W zeszły weekend w Las Vegas Mateusz Gamrot stoczył 11. walką w UFC. Tym razem stanął naprzeciw Ludovita Kleina, czyli słowackiego stójkowicza z chrapką na awans do TOP 15 kat. lekkiej.
Polak zdominował „Mr. Highlighta”, świetnie wykorzystując grę zapaśniczą, a także bardzo dobrze pracując tzw. „jabem”. Wszyscy trzej sędziowie wskazali jego wygraną w stosunku 30 do 27, co oczywiście spotkało się z uśmiechem na twarzach polskich kibiców.
ZOBACZ TAKŻE: UFC powraca do Paryża! Mateusz Gamrot w walce wieczoru?

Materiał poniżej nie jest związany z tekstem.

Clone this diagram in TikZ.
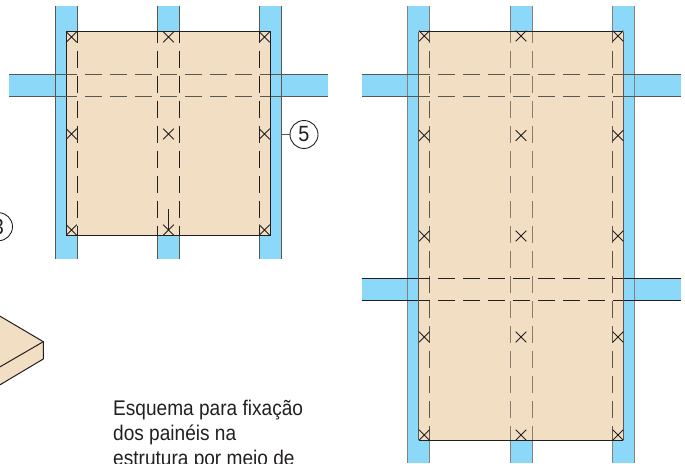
\documentclass[tikz,border=0pt]{standalone}
\usepackage{fontspec}
\setmainfont[FakeStretch=0.9]{Liberation Sans}
\definecolor{beam}{HTML}{8BD8F8}
\definecolor{panel}{HTML}{F1DEC3}
\definecolor{ink}{HTML}{231F20}
\definecolor{softink}{HTML}{5A5750}
\definecolor{fadeink}{HTML}{8A7B6A}
\tikzset{
  beamfill/.style={fill=beam,draw=none},
  beamedge/.style={draw=softink,line width=0.95pt},
  panelbox/.style={fill=panel,draw=ink,line width=0.95pt},
  hidden/.style={draw=ink,line width=0.95pt,dash pattern=on 17pt off 8pt},
  fix/.style={draw=ink,line width=0.8pt},
  callout/.style={circle,draw=ink,line width=0.9pt,minimum size=28pt,inner sep=0pt,font=\fontsize{22}{22}\selectfont,text=ink},
  caption/.style={anchor=base west,inner sep=0pt,font=\fontsize{21.2}{25}\selectfont,text=ink},
  plank/.style={fill=panel,draw=ink,line width=1pt,line join=round}
}
\begin{document}
\begin{tikzpicture}[x=1pt,y=1pt]
\useasboundingbox (0,0) rectangle (685,-463);
\clip (0,0) rectangle (685,-463);
% left scheme: beams
\fill[beamfill] (9,-74) rectangle (328,-96);
\foreach \a in {55.5,157.5,259.5}{
  \fill[beamfill] (\a,-5.5) rectangle (\a+22,-259);
  \draw[beamedge] (\a,-5.5) -- (\a,-259) (\a+22,-5.5) -- (\a+22,-259);
}
\draw[beamedge] (9,-74) -- (328,-74) (9,-96) -- (328,-96);
\draw[panelbox] (66.5,-31.5) rectangle (270.5,-235.5);
\foreach \a in {77.5,157.5,179.5,259.5}
  \draw[hidden,dash phase=5.3pt] (\a,-31) -- (\a,-235.5);
\foreach \b in {74,96}
  \draw[hidden,draw=softink,dash phase=6pt] (66,-\b) -- (270,-\b);
\foreach \a in {71.5,168.5,264.5}
  \foreach \b in {37,134,230}
    \draw[fix] (\a-5.3,-\b-5.3) -- (\a+5.3,-\b+5.3) (\a-5.3,-\b+5.3) -- (\a+5.3,-\b-5.3);
\draw[fix,line width=1pt] (168.5,-209) -- (168.5,-230);
% callouts
\coordinate (beamR) at (282,-134.5);
\node[callout] (c5) at (304,-134.5) {5};
\draw[softink,line width=1pt] (beamR) -- (c5);
\node[callout] (c3) at (-1.5,-226.7) {3};
% plank
\path[plank] (-2,-315) -- (43.3,-341.7) -- (43.3,-359) -- (-2,-386) -- cycle;
\draw[plank,fill=none] (-2,-368) -- (43.3,-341.7);
% caption
\node[caption] (t1) at (113,-415.5) {Esquema para fixação};
\node[caption] (t2) at (113,-440.5) {dos painéis na};
\node[caption] (t3) at (113,-465.5) {estrutura por meio de};
% right scheme: beams
\fill[beamfill] (361.5,-74) rectangle (681,-96);
\fill[beamfill] (361.5,-278.5) rectangle (681,-300.5);
\foreach \a in {407.5,510,612.5}{
  \fill[beamfill] (\a,-5.5) rectangle (\a+22.3,-463);
  \draw[beamedge,draw=softink!75] (\a,-5.5) -- (\a,-463) (\a+22.3,-5.5) -- (\a+22.3,-463);
}
\draw[beamedge] (361.5,-74) -- (681,-74) (361.5,-96) -- (681,-96);
\draw[beamedge,draw=ink] (361.5,-278.5) -- (681,-278.5) (361.5,-300.5) -- (681,-300.5);
\fill[panel] (418.7,-31.5) rectangle (623,-440);
\draw[ink,line width=0.95pt] (418.7,-31.5) -- (623,-31.5) (418.7,-440) -- (623,-440);
\draw[softink,line width=0.95pt] (418.7,-31.5) -- (418.7,-440) (623,-31.5) -- (623,-440);
\foreach \a in {429.8,612.5}
  \draw[hidden,draw=softink,dash phase=5.3pt] (\a,-31.5) -- (\a,-440);
\foreach \a in {510,532.3}
  \draw[hidden,draw=fadeink,dash phase=5.3pt] (\a,-31.5) -- (\a,-440);
\foreach \b in {74,96}
  \draw[hidden,draw=softink,dash phase=5.4pt] (418.7,-\b) -- (623,-\b);
\foreach \b in {278.5,300.5}
  \draw[hidden,dash phase=5.4pt] (418.7,-\b) -- (623,-\b);
\foreach \a in {424.3,521,618}
  \foreach \b in {36,135.5,236,337,435}
    \draw[fix] (\a-5.3,-\b-5.3) -- (\a+5.3,-\b+5.3) (\a-5.3,-\b+5.3) -- (\a+5.3,-\b-5.3);
\end{tikzpicture}
\end{document}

Jednym z nich był Szymon Kołecki, który ze skupieniem przyglądał się konfrontacji Mateusza z Kleinem. W ostatnim wywiadzie dla Tomasza Majewskiego z „FightSportu” nie omieszkał obdarzyć „Gamera” paroma komplementami, studząc jednak głowy co poniektórych:
Bardzo dobrze, iż walczył w swoim stylu. To są jego argumenty. Oszukać przeciwnika, obalić, skontrolować, coś tam porozbijać, może da się poddać, zmęczyć i tyle. Tak powinien Mateusz walczyć. Uważam, iż zawalczył zgodnie ze swoją stylistyką i zrobił to bardzo dobrze. Na jego minus w kontekście podziwu kibiców działa to, iż on nie jest spektakularny. On nigdy nie spektakularny, bo nie ma kowadła w ręce czy jakieś ogromnej siły niszczycielskiej. Ma doskonałą technikę, wielką sprawność, duże umiejętności, dobrą kondycję i świetną psychikę. No ale nie jest Gaethjem, nie jest Poirierem czy jakimś innym mocnym… takim niszczycielem. Pewnie długa ta walka nie będzie wspominana. Była, odbyła się, wspaniałe punkty dla Mateusza i pewnie niedługo sam o niej zapomni.
Z pewnością Mateusz stylu Justina czy Dustina prezentować nie będzie. Gdyby jednak w przyszłości miało dojść do pojedynków z jego udziałem, które przypominałyby jego kotły zapaśnicze z Armanem Tsarukyanem, to niewątpliwie znacznie większe grono kibiców czekałoby na jego walki z utęsknieniem.